4. Commit to the Investment Horizon
Most AIFs require long-term capital commitment.
5. Monitor Market Trends
Stay updated on economic conditions and sector trends.
Future Trends in AIF Investing
Several trends are shaping the future of AIF investments.
Technology-Driven Funds
AI, data analytics, and fintech-driven strategies are emerging.
ESG and Impact Funds
Sustainability-focused investments are gaining traction.
Sector-Focused Funds
Themes such as healthtech, fintech, and renewable energy are attracting significant capital.
Cross-Border Investments
Global investors are increasingly participating in Indian AIFs.
Conclusion
Alternative Investment Funds have become a core component of sophisticated portfolios in India.
Each category serves a unique investment objective.
- Category I focuses on socially beneficial sectors.
- Category II targets private equity and long-term capital appreciation.
- Category III delivers high-risk, high-return hedge fund strategies.
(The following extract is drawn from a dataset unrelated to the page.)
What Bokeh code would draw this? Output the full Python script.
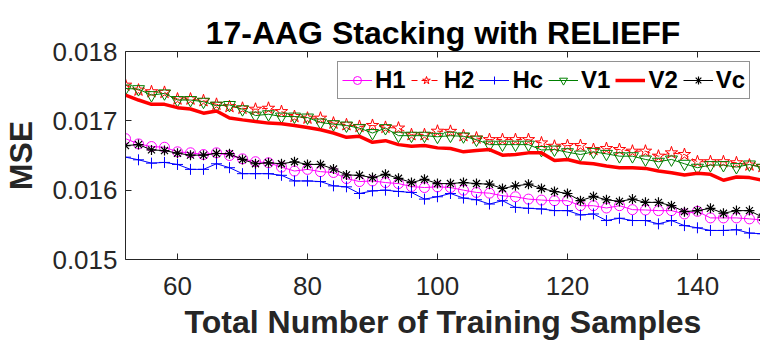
from bokeh.plotting import figure
from bokeh.models import Range1d, LinearAxis, FixedTicker, Legend, LegendItem
from bokeh.embed import file_html
from bokeh.resources import INLINE

# Training set sizes (x axis)
samples = list(range(52, 151, 2))

# Mean squared error for each stacking variant
h1 = [0.016743, 0.016667, 0.016629, 0.016619, 0.016553, 0.016539, 0.016514, 0.016539, 0.016500,
      0.016452, 0.016410, 0.016395, 0.016333, 0.016276, 0.016300, 0.016267, 0.016255,
      0.016167, 0.016124, 0.016133, 0.016110, 0.016095, 0.016052, 0.016038, 0.016048,
      0.016038, 0.016000, 0.015967, 0.015957, 0.015919, 0.015905, 0.015871, 0.015857,
      0.015848, 0.015848, 0.015776, 0.015776, 0.015743, 0.015776, 0.015719, 0.015714,
      0.015705, 0.015705, 0.015657, 0.015695, 0.015600, 0.015600, 0.015600, 0.015586, 0.015571]
h2 = [0.017514, 0.017443, 0.017419, 0.017410, 0.017314, 0.017314, 0.017290, 0.017238, 0.017205,
      0.017181, 0.017167, 0.017181, 0.017133, 0.017062, 0.017038, 0.017038, 0.016967,
      0.016943, 0.016919, 0.016933, 0.016905, 0.016895, 0.016800, 0.016800, 0.016850,
      0.016848, 0.016786, 0.016752, 0.016729, 0.016729, 0.016729, 0.016729, 0.016681,
      0.016633, 0.016643, 0.016643, 0.016586, 0.016600, 0.016586, 0.016562, 0.016562,
      0.016490, 0.016538, 0.016514, 0.016410, 0.016410, 0.016410, 0.016395, 0.016362, 0.016340]
hc = [0.016476, 0.016438, 0.016390, 0.016400, 0.016371, 0.016300, 0.016300, 0.016381, 0.016324,
      0.016238, 0.016238, 0.016238, 0.016214, 0.016133, 0.016133, 0.016124, 0.016062,
      0.016048, 0.015952, 0.015990, 0.016000, 0.015981, 0.015967, 0.015871, 0.015905,
      0.015952, 0.015886, 0.015862, 0.015800, 0.015848, 0.015752, 0.015738, 0.015729,
      0.015705, 0.015705, 0.015643, 0.015657, 0.015562, 0.015595, 0.015562, 0.015562,
      0.015514, 0.015562, 0.015489, 0.015457, 0.015419, 0.015419, 0.015429, 0.015381, 0.015371]
v1 = [0.017467, 0.017457, 0.017371, 0.017396, 0.017300, 0.017300, 0.017276, 0.017219, 0.017229,
      0.017167, 0.017076, 0.017095, 0.017062, 0.017062, 0.017048, 0.016976, 0.016952,
      0.016933, 0.016895, 0.016824, 0.016895, 0.016786, 0.016786, 0.016786, 0.016770,
      0.016786, 0.016776, 0.016729, 0.016657, 0.016657, 0.016657, 0.016657, 0.016580,
      0.016586, 0.016548, 0.016514, 0.016553, 0.016524, 0.016490, 0.016490, 0.016443,
      0.016410, 0.016443, 0.016381, 0.016324, 0.016362, 0.016362, 0.016333, 0.016371, 0.016324]
v2 = [0.017371, 0.017300, 0.017238, 0.017238, 0.017190, 0.017171, 0.017110, 0.017143, 0.017040,
      0.017014, 0.016990, 0.016967, 0.016957, 0.016933, 0.016905, 0.016871, 0.016824,
      0.016762, 0.016776, 0.016690, 0.016714, 0.016657, 0.016633, 0.016643, 0.016610,
      0.016600, 0.016553, 0.016571, 0.016586, 0.016505, 0.016514, 0.016538, 0.016538,
      0.016429, 0.016443, 0.016395, 0.016381, 0.016348, 0.016324, 0.016324, 0.016314,
      0.016276, 0.016252, 0.016219, 0.016243, 0.016229, 0.016143, 0.016190, 0.016181, 0.016143]
vc = [0.016643, 0.016657, 0.016581, 0.016571, 0.016533, 0.016505, 0.016505, 0.016529, 0.016526,
      0.016443, 0.016381, 0.016395, 0.016381, 0.016410, 0.016371, 0.016371, 0.016305,
      0.016219, 0.016214, 0.016181, 0.016229, 0.016171, 0.016110, 0.016157, 0.016095,
      0.016095, 0.016110, 0.016095, 0.016086, 0.016024, 0.016062, 0.016086, 0.016024,
      0.015981, 0.015952, 0.015848, 0.015910, 0.015862, 0.015838, 0.015871, 0.015824,
      0.015824, 0.015776, 0.015690, 0.015705, 0.015738, 0.015667, 0.015705, 0.015705, 0.015610]

x_ticks = [60, 80, 100, 120, 140]
y_ticks = [0.015, 0.016, 0.017, 0.018]
y_tick_labels = ["0.015", "0.016", "0.017", "0.018"]

FONT = "Liberation Sans"
INK = "#262626"

p = figure(width=760, height=342, output_backend="svg", toolbar_location=None,
           x_range=Range1d(52, 149.7), y_range=Range1d(0.015, 0.018),
           min_border_left=121, min_border_right=0, min_border_top=51,
           min_border_bottom=81, background_fill_color="white",
           border_fill_color="white", outline_line_color=None)
p.grid.visible = False

p.title.text = "17-AAG Stacking with RELIEFF"
p.title.text_font = FONT
p.title.text_font_size = "32px"
p.title.text_font_style = "bold"
p.title.text_color = "black"
p.title.align = "center"
p.title.standoff = 2

for ax in (p.xaxis[0], p.yaxis[0]):
    ax.axis_line_color = INK
    ax.major_tick_line_color = INK
    ax.major_tick_in = 6
    ax.major_tick_out = 0
    ax.minor_tick_line_color = None
    ax.major_label_text_font = FONT
    ax.major_label_text_font_size = "26px"
    ax.major_label_text_color = INK
    ax.axis_label_text_font = FONT
    ax.axis_label_text_font_size = "32px"
    ax.axis_label_text_font_style = "bold"
    ax.axis_label_text_color = INK

p.xaxis.ticker = FixedTicker(ticks=x_ticks)
p.xaxis.major_label_standoff = 17
p.xaxis.axis_label = "Total Number of Training Samples"
p.xaxis.axis_label_standoff = 6

p.yaxis.ticker = FixedTicker(ticks=y_ticks)
p.yaxis.major_label_overrides = dict(zip(y_ticks, y_tick_labels))
p.yaxis.major_label_standoff = 8
p.yaxis.axis_label = "MSE"
p.yaxis.axis_label_standoff = 10

# top edge of the box with inward ticks, no labels
top = LinearAxis(ticker=FixedTicker(ticks=x_ticks), axis_line_color=INK,
                 major_tick_line_color=INK, major_tick_in=6, major_tick_out=0,
                 minor_tick_line_color=None,
                 major_label_overrides={t: "" for t in x_ticks},
                 major_label_standoff=0)
p.add_layout(top, "above")

items = []

l = p.line(samples, h1, line_color="#FF00FF", line_width=1)
m = p.scatter(samples, h1, marker="circle", size=10, line_color="#FF00FF",
              fill_color=None, line_width=1)
items.append(LegendItem(label="H1", renderers=[l, m]))

l = p.line(samples, h2, line_color="#FF0000", line_width=1, line_dash="6 4")
m = p.scatter(samples, h2, marker="star", size=13, line_color="#FF0000",
              fill_color=None, line_width=1)
items.append(LegendItem(label="H2", renderers=[l, m]))

l = p.line(samples, hc, line_color="#0000FF", line_width=1)
m = p.scatter(samples, hc, marker="cross", size=11, line_color="#0000FF",
              line_width=1)
items.append(LegendItem(label="Hc", renderers=[l, m]))

l = p.line(samples, v1, line_color="#008000", line_width=1)
m = p.scatter(samples, v1, marker="inverted_triangle", size=12,
              line_color="#008000", fill_color=None, line_width=1)
items.append(LegendItem(label="V1", renderers=[l, m]))

l = p.line(samples, v2, line_color="#FF0000", line_width=3.5)
items.append(LegendItem(label="V2", renderers=[l]))

l = p.line(samples, vc, line_color="black", line_width=1)
m = p.scatter(samples, vc, marker="asterisk", size=10, line_color="black",
              line_width=1.2)
items.append(LegendItem(label="Vc", renderers=[l, m]))

legend = Legend(items=items, orientation="horizontal", location=(212, 160),
                label_text_font=FONT, label_text_font_size="24px",
                label_text_font_style="bold", label_text_color="black",
                glyph_width=30, glyph_height=20, label_standoff=3, spacing=5,
                padding=4, margin=0, border_line_color=INK, border_line_width=1,
                background_fill_color="white", background_fill_alpha=1)
p.add_layout(legend)

open("out.html", "w").write(file_html(p, INLINE))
In 2025, Category II dominates capital inflows, while Category III is gaining momentum among sophisticated investors.
For investors seeking diversification, higher returns, and access to private markets, AIFs offer powerful opportunities.
Understanding the differences between AIF Category I, II, and III allows investors to build smarter portfolios and capitalize on emerging investment trends.